Companies are looking for creative ways to fill the gap, from more intensive and accelerated training to new bonus structures, and the subject is a hot topic at the Prospectors and Developers Association of Canada conference in Toronto.

The mood at the conference is cautiously optimistic, and many businesses are expanding – Ms. Bertisen’s office in Golden, Colo., more than doubled its work force in the last 18 months. But miners need more workers, and a handle on labour costs, to keep growing.

In the next decade Canada’s mining sector will need more than 100,000 mostly skilled new hires to sustain even modest growth, the Mining Industry Human Resources Council, a not-for-profit organization financed by the federal government and the mining industry, said last September.

It estimated that 201,000 people worked in the sector in 2011, many of whom are close to retirement age. Similar trends are seen around the world.

Tetra Tech’s approach is to hire 25-year-olds – or “kids,” as some veterans call them – and train them.

“Right now I’m an old-timer in my company. That’s how many new people we have,” said Ms. Bertisen, who joined in 2010, when she was 30. Ideally, consulting firms would hire experienced staff, she said, but that’s not possible right now.

Jeff Wilson, the company’s director of geology, sees training and higher pay as one way of filling in for a missing generation of engineers and geologists.

“Most folks in the industry are [Ms. Bertisen’s]age or below, and then 50 or above. There’s very little in between,” he said. “You’ve had a series of booms and busts, and in each of the busts we’ve let the kids go.”

That is why the mining sector will be hit particularly hard as baby boomers retire.

Now when Mr. Wilson hires a junior geologist, the company shells out some $10,000 in the first year for things such as software training. Ms. Bertisen’s side of the business has had to develop mentorship and training programs for the first time.

“The internal bottleneck is people, definitely,” said Daniel Simoncini, chief executive of Foraco International SA, a French-based drilling company that trades on the Toronto Stock Exchange. “Everybody is developing his own solutions.”

Those initiatives are starting to pay off, Mr. Simoncini said.

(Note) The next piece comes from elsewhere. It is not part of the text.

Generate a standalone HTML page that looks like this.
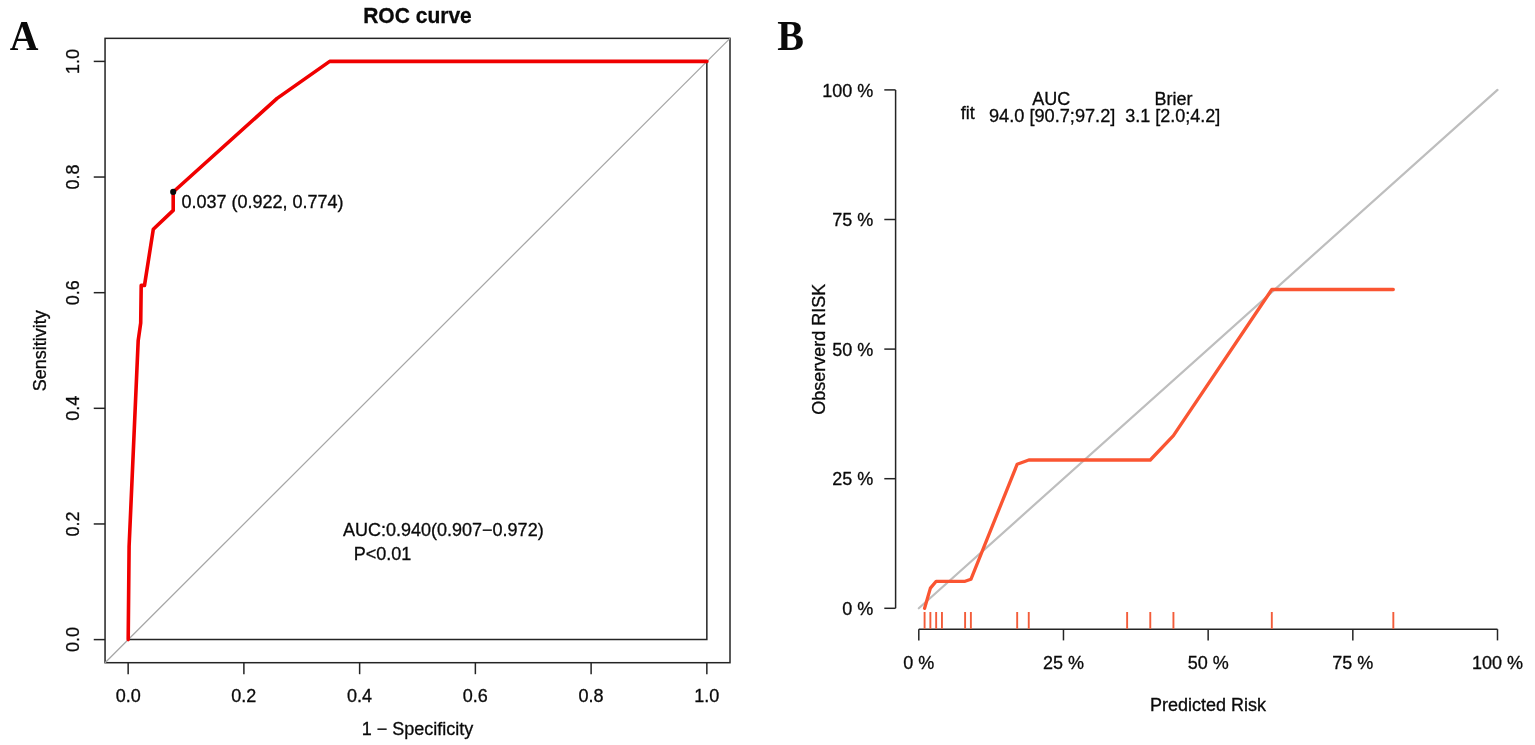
<!DOCTYPE html>
<html lang="en"><head><meta charset="utf-8"><title>ROC curve and calibration plot</title>
<style>html,body{margin:0;padding:0;background:#fff;}body{width:1535px;height:745px;overflow:hidden;}svg{display:block;}
text{font-family:"Liberation Sans",Arial,Helvetica,sans-serif;font-size:18px;fill:#0a0a0a;stroke:#0a0a0a;stroke-width:0.3px;}
.serif{font-family:"Liberation Serif","Times New Roman",Times,serif;font-weight:bold;font-size:43px;stroke:none;}
.title{font-weight:bold;font-size:21.6px;}
.ln{stroke:#242424;stroke-width:1.5;fill:none;}
</style></head><body>
<svg width="1535" height="745" viewBox="0 0 1535 745">
<rect x="0" y="0" width="1535" height="745" fill="#ffffff"/>
<text class="serif" x="9.7" y="50" textLength="28.7" lengthAdjust="spacingAndGlyphs">A</text>
<text class="title" x="417.5" y="23" text-anchor="middle" textLength="108.6" lengthAdjust="spacingAndGlyphs">ROC curve</text>
<rect class="ln" x="105.05" y="38.35" width="624.95" height="624.35"/>
<line class="ln" x1="128.15" y1="662.7" x2="128.15" y2="674.2"/>
<text x="128.15" y="702.3" text-anchor="middle">0.0</text>
<line class="ln" x1="93.75" y1="639.60" x2="105.05" y2="639.60"/>
<text transform="translate(79 639.60) rotate(-90)" text-anchor="middle">0.0</text>
<line class="ln" x1="243.89" y1="662.7" x2="243.89" y2="674.2"/>
<text x="243.89" y="702.3" text-anchor="middle">0.2</text>
<line class="ln" x1="93.75" y1="523.96" x2="105.05" y2="523.96"/>
<text transform="translate(79 523.96) rotate(-90)" text-anchor="middle">0.2</text>
<line class="ln" x1="359.63" y1="662.7" x2="359.63" y2="674.2"/>
<text x="359.63" y="702.3" text-anchor="middle">0.4</text>
<line class="ln" x1="93.75" y1="408.32" x2="105.05" y2="408.32"/>
<text transform="translate(79 408.32) rotate(-90)" text-anchor="middle">0.4</text>
<line class="ln" x1="475.37" y1="662.7" x2="475.37" y2="674.2"/>
<text x="475.37" y="702.3" text-anchor="middle">0.6</text>
<line class="ln" x1="93.75" y1="292.68" x2="105.05" y2="292.68"/>
<text transform="translate(79 292.68) rotate(-90)" text-anchor="middle">0.6</text>
<line class="ln" x1="591.11" y1="662.7" x2="591.11" y2="674.2"/>
<text x="591.11" y="702.3" text-anchor="middle">0.8</text>
<line class="ln" x1="93.75" y1="177.04" x2="105.05" y2="177.04"/>
<text transform="translate(79 177.04) rotate(-90)" text-anchor="middle">0.8</text>
<line class="ln" x1="706.85" y1="662.7" x2="706.85" y2="674.2"/>
<text x="706.85" y="702.3" text-anchor="middle">1.0</text>
<line class="ln" x1="93.75" y1="61.40" x2="105.05" y2="61.40"/>
<text transform="translate(79 61.40) rotate(-90)" text-anchor="middle">1.0</text>
<text x="417.5" y="734.6" text-anchor="middle">1 − Specificity</text>
<text transform="translate(45.9 350.8) rotate(-90)" text-anchor="middle">Sensitivity</text>
<line x1="105.05" y1="662.7" x2="730.0" y2="38.35" stroke="#a6a6a6" stroke-width="1.25"/>
<polyline class="ln" points="128.15,639.60 706.85,639.60 706.85,61.40"/>
<polyline points="128.2,639.6 129.1,546.5 138.2,340.4 140.7,323.0 141.2,285.4 144.5,285.4 153.3,229.2 173.2,210.4 173.2,192.0 277.1,98.4 329.7,61.4 706.9,61.4" fill="none" stroke="#f00000" stroke-width="3.6" stroke-linejoin="round" stroke-linecap="round"/>
<circle cx="173.2" cy="191.9" r="3.05" fill="#0a0a0a"/>
<text x="181.4" y="208.3">0.037 (0.922, 0.774)</text>
<text x="343" y="535.6">AUC:0.940(0.907−0.972)</text>
<text x="353.8" y="559.5">P&lt;0.01</text>
<text class="serif" x="777.2" y="50" textLength="26.7" lengthAdjust="spacingAndGlyphs">B</text>
<line class="ln" x1="895.6" y1="608.30" x2="895.6" y2="89.90"/>
<line class="ln" x1="918.80" y1="629.2" x2="1497.50" y2="629.2"/>
<line class="ln" x1="884.3" y1="608.30" x2="895.6" y2="608.30"/>
<text x="873.2" y="615.00" text-anchor="end">0 %</text>
<line class="ln" x1="918.80" y1="629.2" x2="918.80" y2="640.4"/>
<text x="918.80" y="668.6" text-anchor="middle">0 %</text>
<line class="ln" x1="884.3" y1="478.70" x2="895.6" y2="478.70"/>
<text x="873.2" y="485.40" text-anchor="end">25 %</text>
<line class="ln" x1="1063.47" y1="629.2" x2="1063.47" y2="640.4"/>
<text x="1063.47" y="668.6" text-anchor="middle">25 %</text>
<line class="ln" x1="884.3" y1="349.10" x2="895.6" y2="349.10"/>
<text x="873.2" y="355.80" text-anchor="end">50 %</text>
<line class="ln" x1="1208.15" y1="629.2" x2="1208.15" y2="640.4"/>
<text x="1208.15" y="668.6" text-anchor="middle">50 %</text>
<line class="ln" x1="884.3" y1="219.50" x2="895.6" y2="219.50"/>
<text x="873.2" y="226.20" text-anchor="end">75 %</text>
<line class="ln" x1="1352.83" y1="629.2" x2="1352.83" y2="640.4"/>
<text x="1352.83" y="668.6" text-anchor="middle">75 %</text>
<line class="ln" x1="884.3" y1="89.90" x2="895.6" y2="89.90"/>
<text x="873.2" y="96.60" text-anchor="end">100 %</text>
<line class="ln" x1="1497.50" y1="629.2" x2="1497.50" y2="640.4"/>
<text x="1497.50" y="668.6" text-anchor="middle">100 %</text>
<text x="1208" y="711.3" text-anchor="middle">Predicted Risk</text>
<text transform="translate(825.4 349.3) rotate(-90)" text-anchor="middle">Observerd RISK</text>
<line x1="918.80" y1="608.30" x2="1497.50" y2="89.90" stroke="#bebebe" stroke-width="2.2" stroke-linecap="round"/>
<line x1="924.59" y1="612" x2="924.59" y2="628.8" stroke="#f35c3a" stroke-width="1.9"/>
<line x1="930.37" y1="612" x2="930.37" y2="628.8" stroke="#f35c3a" stroke-width="1.9"/>
<line x1="936.16" y1="612" x2="936.16" y2="628.8" stroke="#f35c3a" stroke-width="1.9"/>
<line x1="941.95" y1="612" x2="941.95" y2="628.8" stroke="#f35c3a" stroke-width="1.9"/>
<line x1="965.10" y1="612" x2="965.10" y2="628.8" stroke="#f35c3a" stroke-width="1.9"/>
<line x1="970.88" y1="612" x2="970.88" y2="628.8" stroke="#f35c3a" stroke-width="1.9"/>
<line x1="1017.18" y1="612" x2="1017.18" y2="628.8" stroke="#f35c3a" stroke-width="1.9"/>
<line x1="1028.75" y1="612" x2="1028.75" y2="628.8" stroke="#f35c3a" stroke-width="1.9"/>
<line x1="1127.13" y1="612" x2="1127.13" y2="628.8" stroke="#f35c3a" stroke-width="1.9"/>
<line x1="1150.28" y1="612" x2="1150.28" y2="628.8" stroke="#f35c3a" stroke-width="1.9"/>
<line x1="1173.43" y1="612" x2="1173.43" y2="628.8" stroke="#f35c3a" stroke-width="1.9"/>
<line x1="1271.81" y1="612" x2="1271.81" y2="628.8" stroke="#f35c3a" stroke-width="1.9"/>
<line x1="1393.33" y1="612" x2="1393.33" y2="628.8" stroke="#f35c3a" stroke-width="1.9"/>
<polyline points="924.6,608.3 930.4,588.1 936.2,581.3 965.1,581.3 970.9,579.3 1017.2,464.2 1028.8,460.0 1150.3,460.0 1173.4,435.7 1271.8,289.5 1393.3,289.5" fill="none" stroke="#fa5532" stroke-width="3.3" stroke-linejoin="round" stroke-linecap="round"/>
<text x="1051.2" y="104.6" text-anchor="middle">AUC</text>
<text x="1173.4" y="104.6" text-anchor="middle">Brier</text>
<text x="960.8" y="118.9">fit</text>
<text x="989" y="122.3" textLength="126.3" lengthAdjust="spacingAndGlyphs">94.0 [90.7;97.2]</text>
<text x="1125.3" y="122.3">3.1 [2.0;4.2]</text>
</svg></body></html>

Foraco now trains drill operators in as little as 18 months, rather than two and a half years, as in the past.

“We screen very carefully upfront,” he said. “Then we send them on the rigs as a third man. It’s an extra cost for us, but at least the guy gets full exposure.”

Foraco is also pushing its customers – mostly major mining companies – to sign longer contracts so it can put more operators on salary, rather than hiring freelancers, as they now do in North America.

Diversified miner Thompson Creek Metals, with offices in Montreal and Toronto, has managed to avoid delays associated with labour shortages, but chief executive Kevin Loughrey said it has paid in high turnover and somewhat lower productivity than he would like.

“We try to make our workplace attractive and enter into deals that sometimes will have performance bonuses for people who do well, to try to get them to stay,” he said.

Indeed, wages are rising. In December, average weekly earnings in mining, quarrying and oil and gas extraction rose 8.5 per cent year-over-year, according to Statistics Canada.

Cabo Drilling Corp., based in North Vancouver, B.C., awards slightly higher bonuses than its competitors, but keeps half the money until the end of the year. The idea is to hold on to operators through the summer, when rivals are most likely to poach.

Australia’s AMC Consultants says it cannot compete with bigger outfits on salary, so the company tries to offer a higher quality of life – allowing employees to work from home, for example.

John Smith, chief executive of Vancouver-based Silver Standard Resources Inc., agrees that retention is about more than money.

“Nothing keeps people like excitement,” he said. “Yes, you have to pay people a fair day’s wages, but what I think keeps people is a sense of excitement, and the feeling that what they are doing is making a difference.”